Touba, aujourd’hui vaste cité spirituelle, fut d’abord un songe solitaire. Selon la tradition orale, c’est au cœur de la brousse, dans une forêt dense aux arbres centenaires, que Cheikh Ahmadou Bamba Mbacké s’arrêta un jour, sa canne à la main, et dit : « C’est ici Touba. » Le nom même, dérivé de l’arabe ṭūbā, qui signifie « félicité » ou « bonheur éternel », est évoqué dans le Coran comme un lieu paradisiaque.
Cette terre, choisie dans la discrétion, loin des regards du pouvoir colonial, devint le socle d’un projet mystique et civilisationnel. Cheikh Ahmadou Bamba voulait y édifier une ville dédiée à Dieu, libérée de la tyrannie, de la corruption et de la violence. Une cité du travail, de l’adoration et du savoir.
Au fil des années, Touba devint un pôle d’attraction. Des disciples vinrent s’y établir. Des daaras s’y créèrent. L’agriculture y prospéra. L’esprit de jihad bil-nafs – le combat contre soi-même – imprégna l’organisation sociale.
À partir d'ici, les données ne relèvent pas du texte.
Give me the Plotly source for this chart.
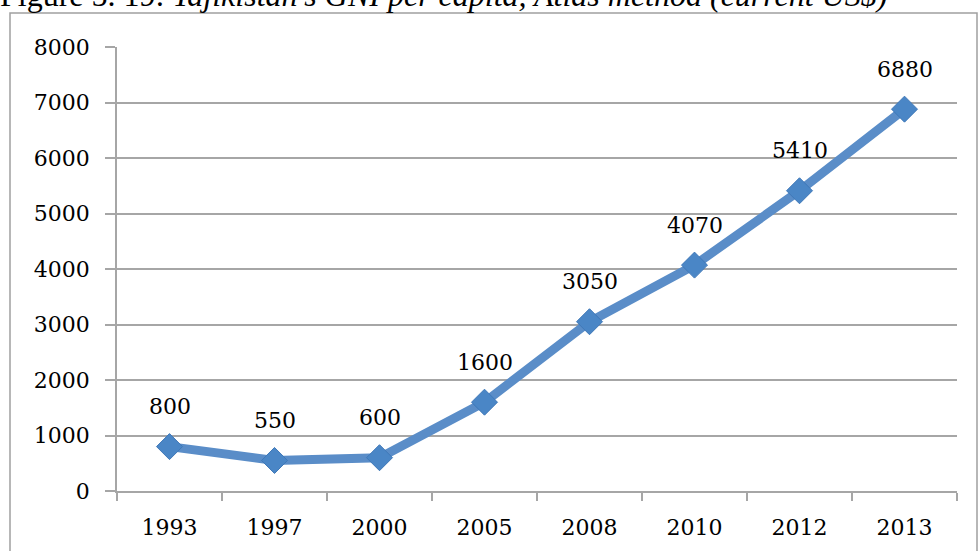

Le mausolée du fondateur, érigé après son rappel à Dieu en 1927, devint un symbole d’espérance pour des générations de talibés, de marchands, de paysans et d’érudits. Aujourd’hui, Touba rayonne bien au-delà du Sénégal. Elle incarne une ville sainte africaine, enracinée dans les valeurs du soufisme et tournée vers l’avenir.